Die zweite Frage, auf die ich durch meine Veröffentlichungen und Vorträge des letzten Jahres gestossen bin, lautet: warum bzw. wie unterscheidet die nationale Bildungsforschung im Kontext der internationalen die Nichtakademiker mit sehr guter beruflicher Bildung von den Nichtakademikern mit schlechter beruflicher oder keiner beruflichen Bildung? Grundlage der Frage ist die mangelnde Resonanz der hervorragenden deutschen beruflichen Bildung (duales System) im internationalen Vergleich im Kontrast zur internationalen Politik, die stets einen höheren Studierendenanteil bei Jugendlichen fordert: in vielen Ländern ist ein Mensch ohne BA gleichbedeutend mit einem Menschen ohne berufsqualifizierenden Abschluss. Während in anderen Ländern auf der konkreten Ebene das deutsche duale System kopiert wird, wird es auf der theoretischen und politischen Ebene nicht entsprechend goutiert (siehe Artikel Duale Ausbildung: Die Azubis werden knapp in Literatur unten). Bedeutet das BA-Studium eines Kindes von Nichtakademikern, die jedoch z. B. den Meisterbrief haben, überhaupt einen Bildungsaufstieg? Bezogen auf das Design: ist das Kind mit einem BA in Mediendesign bildungstechnisch seinem*r Vater / Mutter voraus, wenn diese*r ein*e Setzer*in, Drucker*in, Druckvorlagenhersteller*in, Photoretuscheur*in, Photograf*in war / ist? Eine deutsche Ausbildung zum Mediengestalter Digital und Print (so die aktuelle Bezeichnung) ist formal im Europäischen Qualifikationsrahmen für lebenslanges Lernen (EQF) (und im identischen Deutschen Qualifikationsrahmen (DQR) ) als Stufe 4 eingruppiert, ein irischer, spanischer oder deutscher BA Mediendesign als Stufe 6, egal auf welcher Bildungseinrichtung. Formal ist der Meister dem BA sowohl im europäischen, als auch im deutschen Qualifikationsrahmen zwar gleichgestellt, aber ist das in der vorliegenden Studie / Bildungsforschung auch so abgebildet? Im ZEIT-Artikel wird das weder angesprochen, noch diskutiert, weswegen der deutsche Leser sicherlich davon ausgeht, dass Facharbeiter und selbst Meister zu den Nichtakademikern gezählt werden.

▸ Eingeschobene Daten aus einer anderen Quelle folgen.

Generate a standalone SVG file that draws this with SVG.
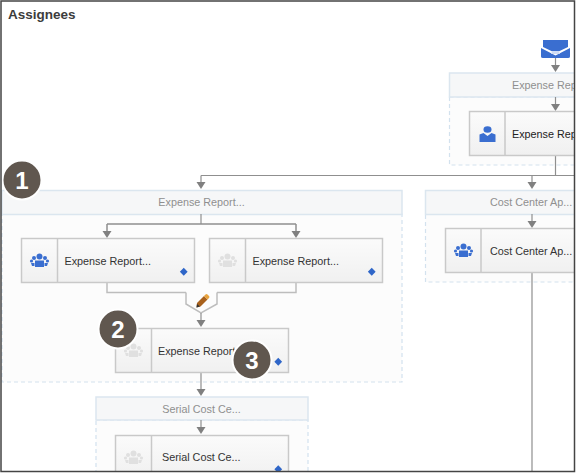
<svg xmlns="http://www.w3.org/2000/svg" width="576" height="474" viewBox="0 0 576 474">
<style>
text{font-family:"Liberation Sans",Arial,sans-serif}
.hd{fill:#f6f7f8;stroke:#dbe6ef;stroke-width:1.5}
.bd{fill:#fcfcfc;stroke:#d3e2ee;stroke-width:1.2;stroke-dasharray:4 3}
.nb{fill:url(#g);stroke:#c9c9c9;stroke-width:1.500}
.dv{stroke:#c9c9c9;stroke-width:1.500;fill:none}
.hl{font-size:10.800px;fill:#8f8f8f;text-anchor:middle}
.nl{font-size:10.800px;fill:#333}
.c{fill:none;stroke:#8f8f8f;stroke-width:1.200}
.cl{fill:none;stroke:#bdbdbd;stroke-width:1.500}
.a{fill:#808080}
.dot{fill:#2f66c8}
.ic{fill:#3a6ed0}
.gi{fill:#e0e0e0}
.bc{fill:#60574f;stroke:#fff;stroke-width:2}
.bt{font-size:24px;font-weight:bold;fill:#fff;text-anchor:middle}
</style>
<defs>
<linearGradient id="g" x1="0" y1="0" x2="0" y2="1"><stop offset="0" stop-color="#fbfbfb"/><stop offset="1" stop-color="#f0f0f0"/></linearGradient>
<path id="ah" class="a" d="M-4.500 -7H4.500L0 0Z"/>
<g id="grp"><circle cx="0" cy="-4.500" r="3"/><circle cx="-5.500" cy="-3" r="2"/><circle cx="5.500" cy="-3" r="2"/><circle cx="-8" cy="0" r="1.600"/><circle cx="8" cy="0" r="1.600"/><path d="M-8.500 2H-5V5H-7.500ZM8.500 2H5V5H7.500ZM-4.500 -0.500H4.500V6H-4.500Z"/></g>
</defs>
<rect width="576" height="474" fill="#fff"/>
<g id="stage-top"><rect class="bd" x="449.500" y="97" width="130" height="68"/><rect class="hd" x="449.500" y="73" width="130" height="24"/><text class="hl" x="512" y="89" style="text-anchor:start">Expense Rep</text></g>
<g id="stage-left"><rect class="bd" x="2" y="214" width="400" height="168"/><rect class="hd" x="2" y="190.500" width="400" height="24"/><text class="hl" x="201.500" y="206">Expense Report...</text></g>
<g id="stage-cost"><rect class="bd" x="425.500" y="214" width="155" height="68"/><rect class="hd" x="425.500" y="190.500" width="155" height="24"/><text class="hl" x="490" y="206" style="text-anchor:start">Cost Center Ap...</text></g>
<g id="stage-serial"><rect class="bd" x="96" y="420" width="212" height="60"/><rect class="hd" x="96" y="397" width="212" height="23"/><text class="hl" x="201.500" y="413">Serial Cost Ce...</text></g>
<g id="connectors">
<path class="c" d="M555.500 58V66M555.500 97V105M555.500 155V175M201 175.500H576M201 175.500V182M532 175.500V182M532 214V222M532 272V472M201 214V224"/>
<path d="M107 224H296M107 224V232M296 224V232" fill="none" stroke="#8f8f8f" stroke-width="1.500"/>
<path class="cl" d="M107 282V292.500H186M296 282V292.500H217M186 292.500V304L201 313L217 304V292.500"/>
<path class="c" d="M201 313V321M201 372V389M201 420V427"/>
<use href="#ah" x="555.500" y="72"/><use href="#ah" x="555.500" y="111"/><use href="#ah" x="201" y="189"/><use href="#ah" x="532" y="189"/><use href="#ah" x="532" y="228"/><use href="#ah" x="107" y="238"/><use href="#ah" x="296" y="238"/><use href="#ah" x="201" y="327"/><use href="#ah" x="201" y="396"/><use href="#ah" x="201" y="434"/>
</g>
<g id="mail-start"><path class="ic" d="M543 40H568V47L555.500 53L543 47ZM541 48L555.500 55.500L570 48V56.500Q570 58 568 58H543Q541 58 541 56.500Z"/><path d="M552 51H559L560 54H551Z" fill="#cfdcf5"/></g>
<g id="node-top"><rect class="nb" x="469.500" y="111.500" width="110" height="44"/><path class="dv" d="M505 111.500V155.500"/><ellipse class="ic" cx="487.500" cy="129.500" rx="4" ry="3.200"/><path class="ic" d="M479.500 134.500L483.500 133L487.500 136L491.500 133L495.500 134.500V142H479.500Z"/><text class="nl" x="512" y="138" style="fill:#222">Expense Rep</text></g>
<g id="node-a"><rect class="nb" x="21.500" y="238.500" width="173" height="44"/><path class="dv" d="M57.500 238.500V282.500"/><use href="#grp" class="ic" x="39.500" y="261"/><text class="nl" x="64.500" y="264.500">Expense Report...</text><rect class="dot" x="181" y="269" width="5.500" height="5.500" transform="rotate(45 183.750 271.750)"/></g>
<g id="node-b"><rect class="nb" x="209.500" y="238.500" width="173" height="44"/><path class="dv" d="M245.500 238.500V282.500"/><use href="#grp" class="gi" x="227.500" y="261"/><text class="nl" x="252.500" y="264.500">Expense Report...</text><rect class="dot" x="369" y="269" width="5.500" height="5.500" transform="rotate(45 371.750 271.750)"/></g>
<g id="node-cost"><rect class="nb" x="445.500" y="228.500" width="140" height="44"/><path class="dv" d="M481 228.500V272.500"/><use href="#grp" class="ic" x="463.500" y="251"/><text class="nl" x="490" y="254.500">Cost Center Ap...</text></g>
<g id="edit-gate"><path d="M197 303L204 296L207.500 299.500L200.500 306.500L196.500 307.500Z" fill="#a8611c"/><path d="M204 296L205.500 294.500Q206.500 293.500 207.500 294.500L209 296Q210 297 209 298L207.500 299.500Z" fill="#e8a33d"/><path d="M197 304L196.500 307.500L200 306.500Z" fill="#333"/></g>
<g id="node-c"><rect class="nb" x="115.500" y="328.500" width="173" height="44"/><path class="dv" d="M151.500 328.500V372.500"/><use href="#grp" class="gi" x="133.500" y="351"/><text class="nl" x="158" y="354.500">Expense Report...</text><rect class="dot" x="275.500" y="359" width="5.500" height="5.500" transform="rotate(45 278.250 361.750)"/></g>
<g id="node-d"><rect class="nb" x="115.500" y="435.500" width="173" height="44"/><path class="dv" d="M151.500 435.500V479"/><use href="#grp" class="gi" x="133.500" y="458"/><text class="nl" x="162" y="461">Serial Cost Ce...</text><rect class="dot" x="275.500" y="466.500" width="5.500" height="5.500" transform="rotate(45 278.250 469.250)"/></g>
<g id="title"><text x="8" y="18.500" font-size="13.500" font-weight="bold" fill="#3c3c3c">Assignees</text></g>
<g id="badge-1"><circle class="bc" cx="22" cy="180" r="19.500"/><text class="bt" x="22" y="188.500">1</text></g>
<g id="badge-2"><circle class="bc" cx="118" cy="329" r="19.500"/><text class="bt" x="118" y="337.500">2</text></g>
<g id="badge-3"><circle class="bc" cx="252" cy="360" r="19.500"/><text class="bt" x="252" y="368.500">3</text></g>
<g id="frame"><rect y="472" width="576" height="2" fill="#fff"/><rect x="575" width="1" height="474" fill="#fff"/><rect x="1" y="1" width="573.500" height="470.500" fill="none" stroke="#444" stroke-width="1.500"/></g>
</svg>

spezifische Fragen der Designdidaktik

Für uns als Interessierte der Designdidaktik sind konkret zweikommafünf Fragen relevant:

1a. Wie sieht es im Designstudium aus?
1b. Wie sieht es bei den Absolventen bzw. Designern im Beruf aus?
2. Haben die Eltern bereits einen designaffinen Job oder eine designaffine Ausbildung?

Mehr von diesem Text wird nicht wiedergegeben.